Greedy private investors almost immediately created high demand for physical gold that speculators bought on the cheap a few days or even hours earlier. All the gold that dealers and jewelry stores had was immediately snapped up by retail investors and hoarders. For example, sales of small bars of gold (up to 1 kilogram) and gold coins in India reached 4 tons of the precious metal per day.

In China, in the second half of April of 2013, housewives bought approximately 300 tons of golden jewelry. The U.S. Mint only in April of 2013 sold 209,500 ounces of American Eagle gold coins. This means that over a year the sale of gold coins increased 10.5 times.

The "ordinary billionaires" on the stock exchange were not alone. Rather, the operation to overthrow the gold from its pedestal was conducted by forces more powerful than a group of the most prominent speculators. World central banks were not sitting on the sidelines over the last few months either. Moreover, many of them replenished their reserves. According to the World Gold Council, in 2012, central banks purchased 534.6 metric tons of gold. 

GFMS consulting agency believes that during the first months of 2013 net purchases of gold by central banks could reach 280 tons. Incidentally, a few years ago a saying emerged: "When America sneezes, Europe (as an option - Asia) gets a cold." There is nothing surprising here because the economies of the leading countries of the world are closely linked. However, the years have passed, and the world economy is now tied to the production and consumption of natural resources and is increasingly more dependent on the dynamics of growth of China's GDP.

So much for the modern neo-globalism - one lives in the U.S., works for the good of the U.S., but, nevertheless, one constantly look back at China to see whether it is stepping on one's heels. The U.S. authorities have to constantly think how to break away from China. After all, the Chinese industry is hampering not only the export of goods from the United States, but also sales of U.S. goods within the United States. The U.S. authorities had to carefully design and successfully implement the resuscitation of the "dollar economy." The most important thing was a secret reorganization of the entire U.S. financial system. Unfortunately, getting rid of China was not easy.

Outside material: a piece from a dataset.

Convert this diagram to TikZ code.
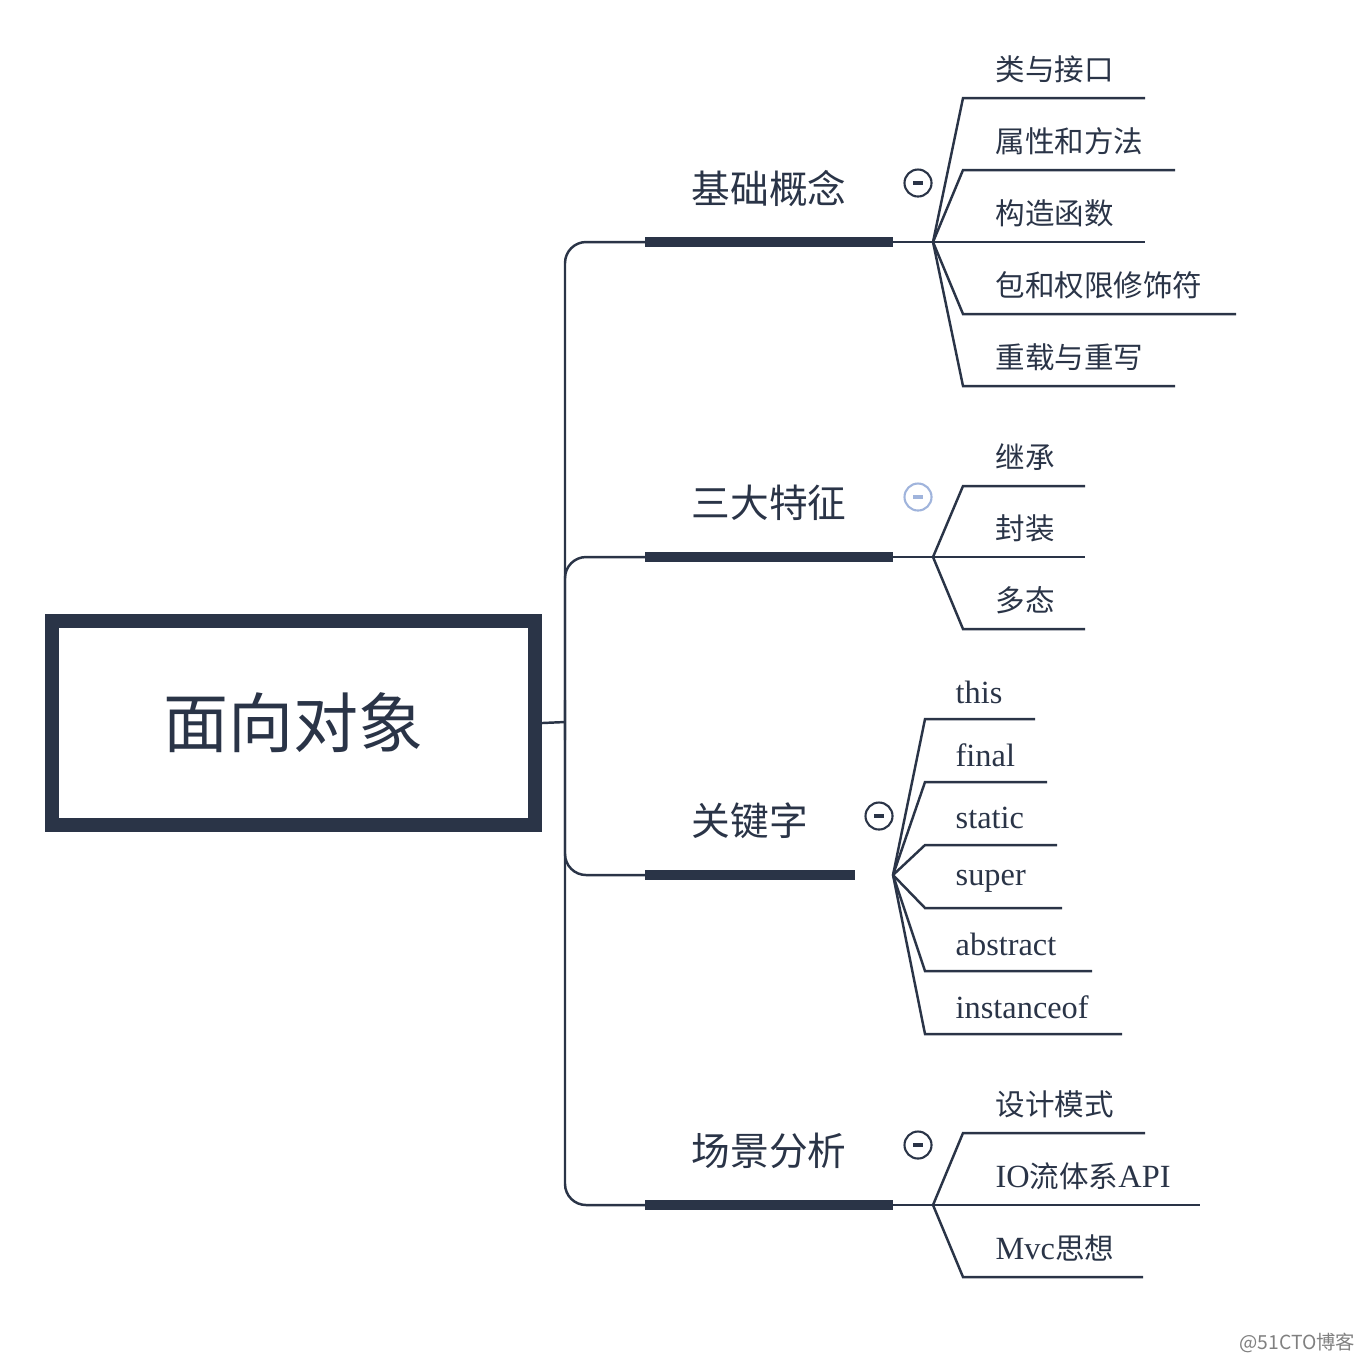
\documentclass[tikz,border=0pt]{standalone}
\usepackage{fontspec}
\setmainfont{Liberation Serif}
\newfontfamily\cjk{Noto Sans CJK SC}
\usetikzlibrary{positioning, calc}
\definecolor{mapdark}{RGB}{42, 52, 71}
\definecolor{mapblue}{RGB}{160, 180, 220}

\begin{document}
\begin{tikzpicture}[
    x=0.01cm, y=-0.01cm,
    line/.style={draw=mapdark, line width=0.7pt},
    bar/.style={draw=mapdark, line width=2.9pt},
    topic/.style={anchor=south, text=mapdark, font=\cjk\fontsize{11pt}{13pt}\selectfont, inner sep=0pt},
    leaf/.style={anchor=west, text=mapdark, font=\fontsize{9.2pt}{10pt}\selectfont, inner sep=0pt},
    fold/.style={circle, draw=mapdark, line width=0.6pt, minimum size=0.27cm, inner sep=0pt}
]
    \useasboundingbox (0,0) rectangle (1364,1362);
    % central topic
    \node[draw=mapdark, line width=4pt, minimum width=4.83cm, minimum height=2.04cm, font=\cjk\fontsize{18.5pt}{20pt}\selectfont, text=mapdark] (root) at (293.5,723) {面向对象};
    \coordinate (spine) at (565,722);
    \draw[line] (root.east) -- (spine);
    \draw[line, rounded corners=6pt] (645,242) -- (565,242) -- (565,1205) -- (645,1205);
    \draw[line, rounded corners=6pt] (645,557) -- (565,557) -- (565,740);
    \draw[line, rounded corners=6pt] (645,875) -- (565,875) -- (565,700);

    % main branches
    \draw[bar] (645,242) -- (893,242) coordinate (b1);
    \draw[bar] (645,557) -- (893,557) coordinate (b2);
    \draw[bar] (645,875) -- (855,875) coordinate (b3);
    \draw[bar] (645,1205) -- (893,1205) coordinate (b4);
    \node[topic] (t1) at (769,207) {基础概念};
    \node[topic] (t2) at (769,521) {三大特征};
    \node[topic] (t3) at (750,839) {关键字};
    \node[topic] (t4) at (769,1169) {场景分析};
    \node[fold] (f1) at (918,183) {};
    \node[fold, draw=mapblue] (f2) at (918,497) {};
    \node[fold] (f3) at (879,816) {};
    \node[fold] (f4) at (918,1145) {};
    \foreach \f/\c in {f1/mapdark, f2/mapblue, f3/mapdark, f4/mapdark}
        \draw[\c, line width=1.1pt] ($(\f)+(-5,0)$) -- ($(\f)+(5,0)$);

    % fan points
    \coordinate (k1) at (933,242);
    \coordinate (k2) at (933,557);
    \coordinate (k3) at (893,875);
    \coordinate (k4) at (933,1205);
    \draw[line] (b1) -- (k1);
    \draw[line] (b2) -- (k2);
    \draw[line] (b4) -- (k4);

    % sub topics
    \foreach \i/\y/\e/\txt in {1/98/1145/类与接口, 2/170/1175/属性和方法, 3/242/1145/构造函数, 4/314/1236/包和权限修饰符, 5/386/1175/重载与重写} {
        \draw[line] (k1) -- (963,\y) -- (\e,\y);
        \node[leaf, font=\cjk\fontsize{8.4pt}{10pt}\selectfont] (a\i) at (995,\y-29) {\txt};
    }
    \foreach \i/\y/\txt in {1/486/继承, 2/557/封装, 3/629/多态} {
        \draw[line] (k2) -- (963,\y) -- (1085,\y);
        \node[leaf, font=\cjk\fontsize{8.4pt}{10pt}\selectfont] (s\i) at (995,\y-29) {\txt};
    }
    \foreach \i/\y/\e/\txt in {1/719/1035/this, 2/782/1047/final, 3/845/1057/static, 4/908/1062/super, 5/971/1092/abstract, 6/1034/1122/instanceof} {
        \draw[line] (k3) -- (925,\y) -- (\e,\y);
        \node[leaf] (w\i) at (955,\y-27) {\txt};
    }
    \draw[line] (k4) -- (963,1133) -- (1145,1133);
    \draw[line] (k4) -- (1200,1205);
    \draw[line] (k4) -- (963,1277) -- (1143,1277);
    \node[leaf, font=\cjk\fontsize{8.4pt}{10pt}\selectfont] (p1) at (995,1104) {设计模式};
    \node[leaf] (p2) at (995,1176) {IO{\cjk\fontsize{8.4pt}{10pt}\selectfont 流体系}API};
    \node[leaf] (p3) at (995,1248) {Mvc{\cjk\fontsize{8.4pt}{10pt}\selectfont 思想}};

    \node[anchor=east, text=gray, font=\cjk\fontsize{5.5pt}{6pt}\selectfont, inner sep=0pt] (mark) at (1356,1343) {@51CTO博客};
\end{tikzpicture}
\end{document}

Its economy has made another round on an upward spiral. At the same time, it should be noted that China's economy has been gradually inflated like a balloon. As soon as it slightly deflated, albeit not panic, but already a serious decline in some sectors of the world and the U.S economy has started. It would seem that the fall in raw materials and metals prices should have given a second wind to the U.S. industry, but it has not happened.

The fact that there was a fall in prices of raw materials and metals is likely to become a cornerstone in building a renewed U.S. financial system, based on a moderately strong, stable dollar. A little earlier there was a sharp drop in stock prices for silver, and now it is unlikely to ever be considered a full representative of the elite of precious metals. This turn of events became part of a master plan to improve the financial system of the United States.

Now nothing, neither gold, nor, especially, silver should distract the U.S. stock markets, U.S. investment and pension funds. Most importantly, it should not distract U.S. corporations from their main task of a significant expansion of the U.S. production and ensuring that the U.S. population is provided with American goods, as well as a significant increase in exports of goods produced in the United States.

The activities carried out in the United States assume that in the summer the U.S. financial authorities would start reducing their program of stimulating the economy, known as quantitative easing (QE) and are going to complete its implementation by the end of 2013.